Turns out that 90 year-old artist Nathan Hilu, based in New York’s Lower East Side, has Pittsburgh roots. No Hilus remain in the area, however, so the name is unlikely to have a ring of familiarity.

Hilu's Army Picture
Hilu’s Army Picture

Hilu, the subject of American Jewish Museum’s upcoming March exhibition, is an enigmatic character who draws ferociously with any medium he can get his hands on. His writing (drawn memoirs) and drawing are often made with thick Sharpie pens or crayons on cardboard used by drycleaners to keep laundered shirts stiff. He protects the paper by wrapping it in clear packing tape. He particularly focuses on portraying rabbis, brides, his interpretation of biblical scenes and his memories of being a security guard in Germany during the Nuremburg Trials. He is considered to be an outsider artist because he is self-taught and obsessively fixates on topics that interest him. He remains especially engrossed with his role as a humble, inexperienced 18 year-old Private First Class (PFC) who guarded over the most notorious and dangerous Nazis. In addition to being struck by the quality and intensity of Hilu’s work and his complicated persona, I was drawn to this project because of the opportunity to collaborate with Professor Rachel Kranson of the University of Pittsburgh’s Department of Religious Studies and Lauren Bairnsfather of the Holocaust Center of Greater Pittsburgh.

This project was originally organized by Laura Kruger from the Hebrew Union College Museum. When she told me that Hilu, a Syrian Jew, is from Pittsburgh, but that she didn’t know much about his childhood, I did some sleuthing to fill in some history and contextualize his childhood. I was hoping to find some photos and Hilu’s high school graduation photograph. I didn’t strike gold, but I found some helpful information. The family lived in the Hill District on Davenport Way. They lived a few blocks from the Hill House, and Hilu affirms in his memoir (pictured) that he told General Patton he went to the Hill House, the Hebrew Institute and Schenley High School. The Hilus belonged to Congregation Keser Torah, an Orthodox synagogue founded by Russian Jews originally from Volinia. Pittsburgh’s Hill had no Sephardic Jewish synagogue, so the Hilus practiced Ashkenazi Judaism. A younger brother, Sam, graduated with Andy Warhola in 1945 from Schenley. No record of Nathan’s graduation exists.  Leon Hilu, Nathan’s father, sold neck-ties door-to-door out of a suitcase.
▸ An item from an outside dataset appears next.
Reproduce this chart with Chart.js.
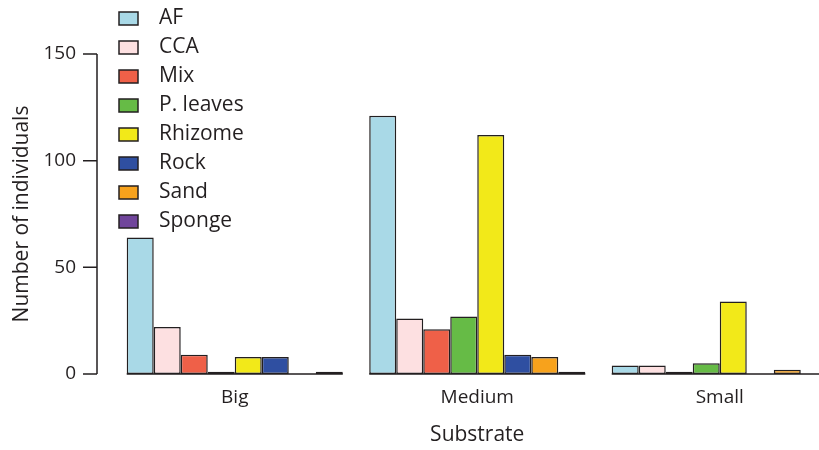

As I plan discussions for Pitt students, what strikes a chord for me from this summary are the experiences Hilu had as a first-generation—probably poor—American, the oldest of five kids, living, adapting and coping in the Hill during the 1930s and 40s. Hilu, like all veterans, then lost his innocence and youth in the face of war’s atrocities. I am struck, however, that he has found such a powerful way to tell his stories, and I’m excited to share these stories with the public.